Analysis of ‘The Buck In the Snow’ by Edna St. Vincent Millay

Alliteration is a poetic device where words having the same letters are used consecutively. This gives a rhythm and a lyrical quality to the poem. ‘Long leaps lovely’, ‘loads a little, letting’, ‘life looking’ are the alliterations used in this poem.

The tone of the poem shifts from one of peace and a pristine world to one that casts a shadow of death over the pristine beauty. She does not shift the scene to talk about death. The background is the same but that pristine beauty is spoilt with the blood of the buck and the death looming all over. Death travels across time and space and no one is spared.

A buck and a doe had jumped over the wall to the hemlock woods very happily. The buck was killed and the doe now though alive might be the next target. The poem starts with a joyful tone in the quintet and the single line instils fear and anger, and the sestet ends with a mood which makes one brood over the impending death.
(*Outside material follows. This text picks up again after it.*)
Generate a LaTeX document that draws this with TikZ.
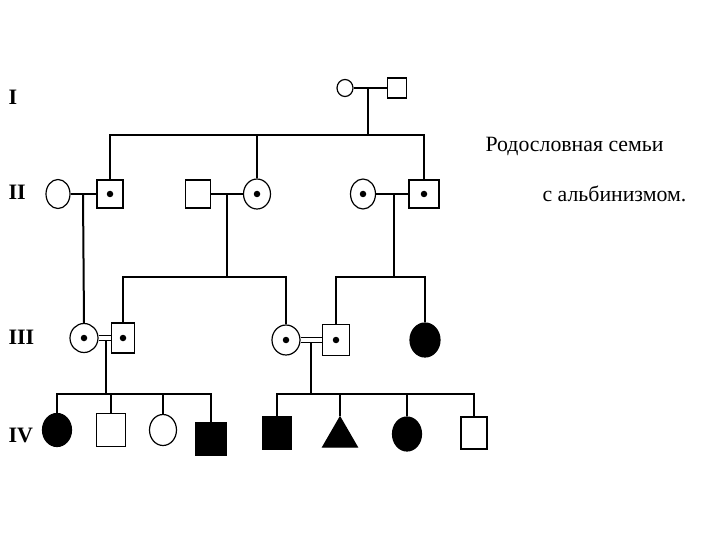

Analysis of ‘The Buck In the Snow’ by Edna St. Vincent Millay

A personification of death is seen in the poem through the line ‘How strange a thing is a death, bringing to his knees, bringing to his antlers’. Bringing someone ‘to his knees’ is a usage when one defeats another. Here the buck is brought to his knees. The buck the animal is also given a human touch with the usage of the word ‘he’ and this usage creates an image of another human who has brought the buck down and that is death.

‘The Buck in the Snow’ read easy the quintet and the single line but after that the theme is also serious and the reader has to read carefully to understand the import of the next sestet. Also, it is a novel experience of reading a change of tone with one line and taking the reader into more serious thoughts thereafter.